▸ Aim:
Your output is the lines from the first one to the one containing "0.5, 0.7, 0.1, 2.1]", repeated exactly, with images left out.

-- Begin --

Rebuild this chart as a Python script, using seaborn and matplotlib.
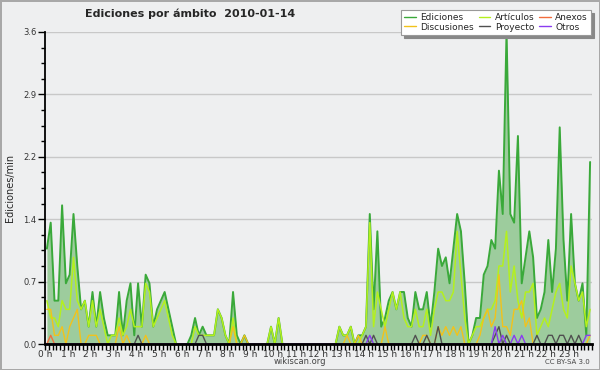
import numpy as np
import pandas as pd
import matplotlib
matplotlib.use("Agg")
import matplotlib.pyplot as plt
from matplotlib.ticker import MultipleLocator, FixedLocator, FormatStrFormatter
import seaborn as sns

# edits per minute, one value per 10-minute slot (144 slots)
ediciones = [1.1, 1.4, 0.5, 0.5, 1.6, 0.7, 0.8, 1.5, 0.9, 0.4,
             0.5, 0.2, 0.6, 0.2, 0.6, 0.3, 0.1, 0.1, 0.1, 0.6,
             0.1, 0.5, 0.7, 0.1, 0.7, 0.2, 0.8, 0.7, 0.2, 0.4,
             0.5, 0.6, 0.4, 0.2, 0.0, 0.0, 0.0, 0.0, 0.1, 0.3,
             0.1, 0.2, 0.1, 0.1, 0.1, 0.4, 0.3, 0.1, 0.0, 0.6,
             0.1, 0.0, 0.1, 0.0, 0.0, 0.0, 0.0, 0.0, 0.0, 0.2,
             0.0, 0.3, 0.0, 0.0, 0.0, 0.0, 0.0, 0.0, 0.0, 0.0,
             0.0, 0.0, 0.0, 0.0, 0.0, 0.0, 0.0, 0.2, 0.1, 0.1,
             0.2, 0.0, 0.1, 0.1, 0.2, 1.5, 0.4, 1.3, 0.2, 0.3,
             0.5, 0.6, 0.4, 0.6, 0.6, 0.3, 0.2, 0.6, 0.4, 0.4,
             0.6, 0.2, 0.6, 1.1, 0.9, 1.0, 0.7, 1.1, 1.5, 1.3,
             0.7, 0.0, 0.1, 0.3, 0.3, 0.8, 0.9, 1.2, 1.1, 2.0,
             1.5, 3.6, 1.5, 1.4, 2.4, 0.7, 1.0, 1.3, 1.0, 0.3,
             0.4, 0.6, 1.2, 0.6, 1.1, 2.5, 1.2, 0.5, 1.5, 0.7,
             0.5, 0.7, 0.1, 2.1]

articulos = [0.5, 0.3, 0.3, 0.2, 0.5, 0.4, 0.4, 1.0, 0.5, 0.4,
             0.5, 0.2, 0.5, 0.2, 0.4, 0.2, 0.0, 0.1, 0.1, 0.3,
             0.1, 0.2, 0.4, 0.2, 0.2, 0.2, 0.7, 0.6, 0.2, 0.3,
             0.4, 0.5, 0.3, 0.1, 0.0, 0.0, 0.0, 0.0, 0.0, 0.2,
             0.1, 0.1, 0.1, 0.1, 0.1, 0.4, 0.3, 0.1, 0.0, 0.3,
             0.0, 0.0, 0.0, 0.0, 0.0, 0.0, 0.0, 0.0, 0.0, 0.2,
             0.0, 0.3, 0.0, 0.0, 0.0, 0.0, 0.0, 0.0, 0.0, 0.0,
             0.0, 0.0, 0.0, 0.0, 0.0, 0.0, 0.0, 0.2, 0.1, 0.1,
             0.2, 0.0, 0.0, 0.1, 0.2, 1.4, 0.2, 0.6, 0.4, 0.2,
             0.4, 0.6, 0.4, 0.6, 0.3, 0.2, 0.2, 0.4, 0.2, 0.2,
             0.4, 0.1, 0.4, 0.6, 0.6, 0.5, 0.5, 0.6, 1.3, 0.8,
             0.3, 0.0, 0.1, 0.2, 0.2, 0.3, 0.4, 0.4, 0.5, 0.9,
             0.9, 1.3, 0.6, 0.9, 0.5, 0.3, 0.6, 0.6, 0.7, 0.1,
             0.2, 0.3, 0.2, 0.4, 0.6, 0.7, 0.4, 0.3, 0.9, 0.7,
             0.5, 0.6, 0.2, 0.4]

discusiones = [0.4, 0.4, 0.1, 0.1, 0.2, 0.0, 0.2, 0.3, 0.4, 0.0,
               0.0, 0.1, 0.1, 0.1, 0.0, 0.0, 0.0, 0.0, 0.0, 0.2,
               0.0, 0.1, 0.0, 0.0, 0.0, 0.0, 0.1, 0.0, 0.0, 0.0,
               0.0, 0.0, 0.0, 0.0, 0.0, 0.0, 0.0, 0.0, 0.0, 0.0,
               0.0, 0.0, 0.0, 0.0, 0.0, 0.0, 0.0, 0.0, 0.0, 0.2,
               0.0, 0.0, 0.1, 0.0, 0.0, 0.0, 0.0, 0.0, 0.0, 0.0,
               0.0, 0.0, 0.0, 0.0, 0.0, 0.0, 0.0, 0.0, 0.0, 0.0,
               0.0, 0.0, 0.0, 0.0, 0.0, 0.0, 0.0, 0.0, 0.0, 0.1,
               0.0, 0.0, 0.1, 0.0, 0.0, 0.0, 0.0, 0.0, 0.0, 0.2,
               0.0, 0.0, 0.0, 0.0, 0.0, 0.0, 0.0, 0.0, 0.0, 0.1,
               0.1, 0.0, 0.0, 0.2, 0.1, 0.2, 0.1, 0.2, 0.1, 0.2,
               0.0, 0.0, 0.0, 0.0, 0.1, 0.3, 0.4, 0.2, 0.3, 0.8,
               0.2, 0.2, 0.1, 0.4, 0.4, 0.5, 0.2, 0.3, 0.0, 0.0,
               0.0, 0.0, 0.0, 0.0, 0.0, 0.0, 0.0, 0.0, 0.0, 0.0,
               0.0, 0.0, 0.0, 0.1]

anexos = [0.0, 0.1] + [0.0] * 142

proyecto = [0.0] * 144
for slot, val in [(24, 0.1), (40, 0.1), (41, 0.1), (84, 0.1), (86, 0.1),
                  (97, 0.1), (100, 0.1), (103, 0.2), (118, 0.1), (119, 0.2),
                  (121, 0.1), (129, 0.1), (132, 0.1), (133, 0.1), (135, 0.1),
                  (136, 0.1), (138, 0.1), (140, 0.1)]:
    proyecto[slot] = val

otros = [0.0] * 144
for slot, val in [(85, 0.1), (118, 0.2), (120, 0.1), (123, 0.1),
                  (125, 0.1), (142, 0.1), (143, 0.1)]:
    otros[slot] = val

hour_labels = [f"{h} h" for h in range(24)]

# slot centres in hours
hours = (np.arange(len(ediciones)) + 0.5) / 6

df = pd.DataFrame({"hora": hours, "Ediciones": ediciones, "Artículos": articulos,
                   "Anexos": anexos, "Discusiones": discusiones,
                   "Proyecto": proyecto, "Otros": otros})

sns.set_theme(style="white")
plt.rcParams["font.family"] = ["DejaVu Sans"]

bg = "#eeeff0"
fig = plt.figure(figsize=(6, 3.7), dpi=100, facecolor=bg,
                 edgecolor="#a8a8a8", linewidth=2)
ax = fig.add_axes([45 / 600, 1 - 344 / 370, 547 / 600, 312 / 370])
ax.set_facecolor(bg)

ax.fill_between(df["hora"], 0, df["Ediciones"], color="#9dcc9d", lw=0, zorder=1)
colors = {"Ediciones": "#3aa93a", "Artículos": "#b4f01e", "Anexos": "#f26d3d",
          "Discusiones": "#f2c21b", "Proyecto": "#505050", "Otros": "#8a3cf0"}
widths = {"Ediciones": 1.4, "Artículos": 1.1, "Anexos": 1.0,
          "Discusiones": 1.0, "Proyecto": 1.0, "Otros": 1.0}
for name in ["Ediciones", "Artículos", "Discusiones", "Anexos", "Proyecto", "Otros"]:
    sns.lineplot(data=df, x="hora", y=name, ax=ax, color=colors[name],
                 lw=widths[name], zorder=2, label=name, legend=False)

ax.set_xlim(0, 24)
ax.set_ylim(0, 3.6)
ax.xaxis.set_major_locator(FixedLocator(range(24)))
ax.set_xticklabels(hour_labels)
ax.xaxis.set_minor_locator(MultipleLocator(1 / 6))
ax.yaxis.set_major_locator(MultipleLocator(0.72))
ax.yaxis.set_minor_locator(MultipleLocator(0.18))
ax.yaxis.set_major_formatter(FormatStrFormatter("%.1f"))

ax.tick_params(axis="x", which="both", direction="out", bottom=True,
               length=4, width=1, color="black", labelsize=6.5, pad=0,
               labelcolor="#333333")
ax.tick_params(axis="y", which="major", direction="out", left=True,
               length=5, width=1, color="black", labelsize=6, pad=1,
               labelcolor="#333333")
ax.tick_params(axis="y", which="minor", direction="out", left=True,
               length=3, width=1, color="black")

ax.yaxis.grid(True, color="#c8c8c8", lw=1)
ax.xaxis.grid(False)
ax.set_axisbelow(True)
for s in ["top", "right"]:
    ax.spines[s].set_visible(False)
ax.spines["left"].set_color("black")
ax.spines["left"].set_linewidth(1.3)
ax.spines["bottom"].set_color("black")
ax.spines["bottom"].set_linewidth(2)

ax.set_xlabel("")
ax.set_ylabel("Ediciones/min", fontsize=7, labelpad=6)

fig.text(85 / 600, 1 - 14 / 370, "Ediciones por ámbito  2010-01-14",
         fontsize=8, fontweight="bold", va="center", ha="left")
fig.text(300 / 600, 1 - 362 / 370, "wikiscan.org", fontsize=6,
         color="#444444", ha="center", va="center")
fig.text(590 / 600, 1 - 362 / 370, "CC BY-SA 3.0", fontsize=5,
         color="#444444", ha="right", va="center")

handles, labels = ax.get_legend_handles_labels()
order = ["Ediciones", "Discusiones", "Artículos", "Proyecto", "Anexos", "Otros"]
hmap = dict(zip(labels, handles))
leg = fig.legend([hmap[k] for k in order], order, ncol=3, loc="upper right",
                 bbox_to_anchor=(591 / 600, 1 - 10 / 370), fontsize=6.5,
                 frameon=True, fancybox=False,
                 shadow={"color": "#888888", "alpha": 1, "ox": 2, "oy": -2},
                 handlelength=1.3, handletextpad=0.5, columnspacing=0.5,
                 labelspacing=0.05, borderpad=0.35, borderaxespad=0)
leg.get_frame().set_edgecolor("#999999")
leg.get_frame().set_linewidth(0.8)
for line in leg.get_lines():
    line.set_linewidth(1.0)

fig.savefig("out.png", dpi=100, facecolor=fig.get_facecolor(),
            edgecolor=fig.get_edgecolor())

-- End --

▸ Result for this task:
Rebuild this chart as a Python script, using seaborn and matplotlib.
import numpy as np
import pandas as pd
import matplotlib
matplotlib.use("Agg")
import matplotlib.pyplot as plt
from matplotlib.ticker import MultipleLocator, FixedLocator, FormatStrFormatter
import seaborn as sns

# edits per minute, one value per 10-minute slot (144 slots)
ediciones = [1.1, 1.4, 0.5, 0.5, 1.6, 0.7, 0.8, 1.5, 0.9, 0.4,
             0.5, 0.2, 0.6, 0.2, 0.6, 0.3, 0.1, 0.1, 0.1, 0.6,
             0.1, 0.5, 0.7, 0.1, 0.7, 0.2, 0.8, 0.7, 0.2, 0.4,
             0.5, 0.6, 0.4, 0.2, 0.0, 0.0, 0.0, 0.0, 0.1, 0.3,
             0.1, 0.2, 0.1, 0.1, 0.1, 0.4, 0.3, 0.1, 0.0, 0.6,
             0.1, 0.0, 0.1, 0.0, 0.0, 0.0, 0.0, 0.0, 0.0, 0.2,
             0.0, 0.3, 0.0, 0.0, 0.0, 0.0, 0.0, 0.0, 0.0, 0.0,
             0.0, 0.0, 0.0, 0.0, 0.0, 0.0, 0.0, 0.2, 0.1, 0.1,
             0.2, 0.0, 0.1, 0.1, 0.2, 1.5, 0.4, 1.3, 0.2, 0.3,
             0.5, 0.6, 0.4, 0.6, 0.6, 0.3, 0.2, 0.6, 0.4, 0.4,
             0.6, 0.2, 0.6, 1.1, 0.9, 1.0, 0.7, 1.1, 1.5, 1.3,
             0.7, 0.0, 0.1, 0.3, 0.3, 0.8, 0.9, 1.2, 1.1, 2.0,
             1.5, 3.6, 1.5, 1.4, 2.4, 0.7, 1.0, 1.3, 1.0, 0.3,
             0.4, 0.6, 1.2, 0.6, 1.1, 2.5, 1.2, 0.5, 1.5, 0.7,
             0.5, 0.7, 0.1, 2.1]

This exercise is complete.